Line of Duty

Things I haven’t done:

1. Read Moby Dick (has anyone?)
2. Read Proust (h a ?)
3. Watched Line of Duty

Things I have done:
1. Attended a football match (twice); Middlesbrough and Chelsea both home games. When ICI was a client they were surprised that a city slicker like me had been standing in the shed at Middlesbrough.
2. Spent many hours in a cell in Chelsea police station before I was transferred to the officers’ mess at Chelsea barracks.
3. Went by tube and train from Barons Court to Shanghai via Cologne, Warsaw, Moscow and Beijing; something that came up with the Russian woman next to me in the socially distanced queue for a jab. She had been on the Moscow to Vladivostok line. As I get older I cannot resist chatting to strangers.

I’m well-happy that more people watched the Duke of Edinburgh’s funeral than Line of Duty, a title appropriate to HRH Prince Philip.

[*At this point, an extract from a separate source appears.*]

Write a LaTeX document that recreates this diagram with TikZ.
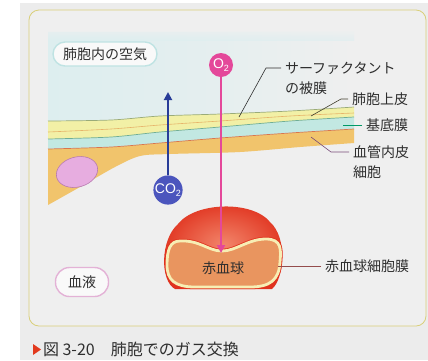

Meanwhile I am reading about the relationship between the United States and Britain in the Second World War; ground that I have travelled over before but nevertheless a fresh perspective and relevant today, as the United States Secretary of State meets the UK’s Foreign Secretary in London. The “special relationship” is stale terminology but I like to think that US likes to chat with UK. Indeed I hope Dominic Raab was singing along with Dusty Springfield.

 

One comment

  1. Yes, yes, and sort of. My wife recently watched a few seasons of Line of Duty. I thought it all but hallucinatory, with a couple of seasons starting by men with automatic rifles ambushing police convoys. The level of violence appears Sinaloan rather than British.

    (And for the second Yes, I should specify that I did not read it in French, but rather in–as Evelyn Waugh put it–Scottish.